Brasília-encruzilhada: Utopia moderna, tombamento e os desafios da gestão democrática no território
Brasília-encruzilhada: Utopia moderna, tombamento e os desafios da gestão democrática no território

Por Ilka Teodoro

A construção de Brasília propunha a concretização de uma utopia urbana. A capital moderna para acolher a representação política do Brasil traduzia um projeto de sociedade condizente com o desenvolvimento econômico do país à época. Projetada como uma cidade-parque funcional e setorizada, Brasília nasceu como a “cidade do futuro” – a capital da esperança, cantada em verso e prosa -, associada ao projeto de mudança política, administrativa e espacial da capital brasileira para o interior do Brasil. 

O Plano Piloto, que hoje nomina a primeira região administrativa do DF (RA PP), era originalmente a parte planejada, o projeto urbanístico da cidade.
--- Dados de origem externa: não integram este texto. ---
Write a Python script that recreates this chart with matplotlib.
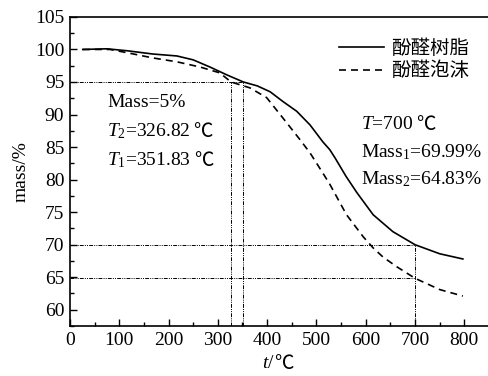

Foi escolhido através de um concurso nacional realizado em 1957, vencido pelo urbanista Lúcio Costa, e teve sua forma inspirada pelo sinal da cruz, com um dos eixos arqueados para melhor se adaptar à topografia. “Nasceu de um gesto primário de quem assinala um lugar, ou dele toma posse” (IPHAN, 2018). O Plano Piloto foi dividido em quatro escalas – monumental, residencial, gregária e bucólica -, cortado por dois eixos que se cruzam exatamente onde se localiza a rodoviária.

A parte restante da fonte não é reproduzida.